A Multi-tenant Relational OLTP Database at Salesforce

Authors:
Vaibhav Arora, Subho Chatterjee, Terry Chong, Thomas Fanghaenel, Pat Helland, Jamie Martin, Kaushal Mittal, Nat Wyatt
Abstract

Salesforce Database (SalesforceDB) is a relational OLTP database that directly supports the Salesforce multi-tenant application model using an LSM-based (Log-Structured Merge) storage engine. LSM-based OLTP databases offer many advantages including excellent write throughput and reduced cross-node coordination in shared storage architectures. However, LSMs pose challenges in managing the performance cost of reading data across multiple levels. Our read-dominated workloads comprise both single-record probes and range scans.

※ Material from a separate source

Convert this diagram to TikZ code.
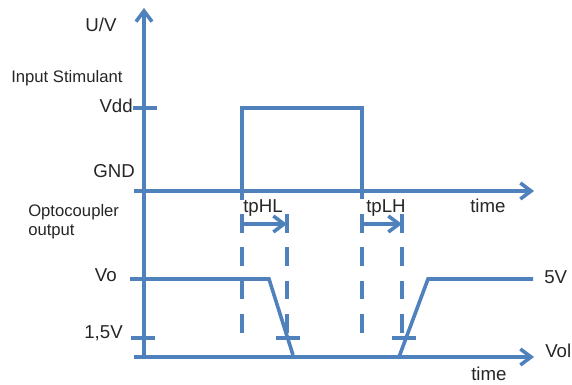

SalesforceDB implements well-known read optimization techniques including Bloom filters, leveling-based compaction, and fence pointers. While these techniques improve both probe and scan performance, they are insufficient for our workloads. This paper presents three additional optimizations to LSM read performance: a location cache to accelerate key probes, range filters to improve short range scan performance, and early tombstone pruning to minimize tombstone overhead in queue-organized tables. All three optimizations are deployed in production, and we demonstrate their efficacy on real-world workloads.